Roasted Tomato + Pepper Salsa

Ingredients: 

  • 4 Roma tomatoes (they’re mid-sized, so they work best); ripe or overripe 
  • ½ container of red cherry tomatoes 
  • ½ container of sungold cherry tomatoes (or full container and skip red cherry tomatoes) 
  • 3–4 Habanero peppers 
  • 2 Serrano peppers; jalapeños work as well, but are less spicy
  • 2 cloves of garlic (they are the small pieces you separate from the bulb of garlic) 
  • 2 onions (yellow, red, or white; my preference is yellow or red) 
  • 1 tangerine 
  • 1 lime 
  • Salt + black pepper 

Tools: 

  • Baking sheet WITH LIP (has to have this in case the veggies burst while roasting) 
  • Immersion blender (hand blender; not the same as a hand mixer) OR standard blender, though that is messier and more complicated 
  • Aluminum foil 
  • Cooking spray 
  • Large bowl for blending cooked ingredients (metal bowl highly recommended)
  • Cutting board 
  • Knife 
  • Spoons (large for scooping; small for tasting)

Instructions: 

  • Turn the oven on to BROIL. This blisters the veggies, adding flavor. 
  • Prepare your baking sheet by covering it completely with one sheet of aluminum foil. Make sure the foil is long enough to cover the sides of the pan. 
  • Spray the aluminum foil generously with cooking spray; this prevents the veggies from sticking while cooking. 
  • Wash and cut all of the vegetables in half; you may need to cut the Roma tomatoes into fourths.
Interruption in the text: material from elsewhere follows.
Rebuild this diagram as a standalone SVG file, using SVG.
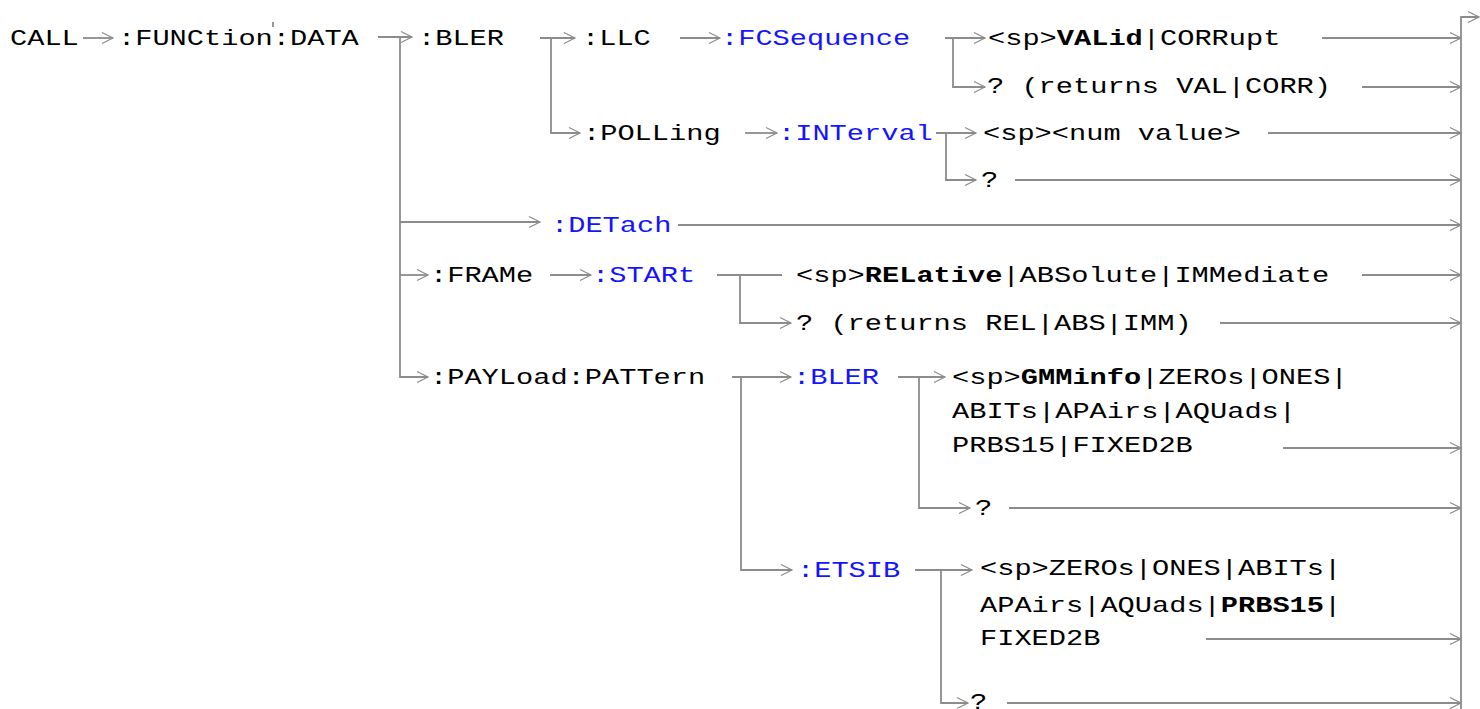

Make sure to cut off any stems on peppers and remove the skins from onions. 
  • Place the vegetables strategically on the baking sheet so they fit. It’s ok if they are squished together; they’re going to be blended anyway. 
  • Place your pan in the oven and put the timer on for approx. 13 minutes. After this time, check to see if they are blistering (skins getting a little charred). If yes, remove. If not, keep in for another 3-5 minutes. 
  • Remove your pan + scoop all of the vegetables into the mixing bowl 
  • Using an immersion blender; blend all of the vegetables together until they have “salsa consistency” 
  • Cut your lime and your tangerine; squeeze one half of each into the salsa mixture 
  • Add a generous amount of salt and black pepper 
  • If it tastes good to you (combo of spicy, sour, zesty, and sweet), then you’re done! If not, add other halves of lime and tangerine + more salt and pepper to taste 

Eat hot or cold with tortilla chips. Keeps (in a sealed container, refrigerated) about 2 weeks!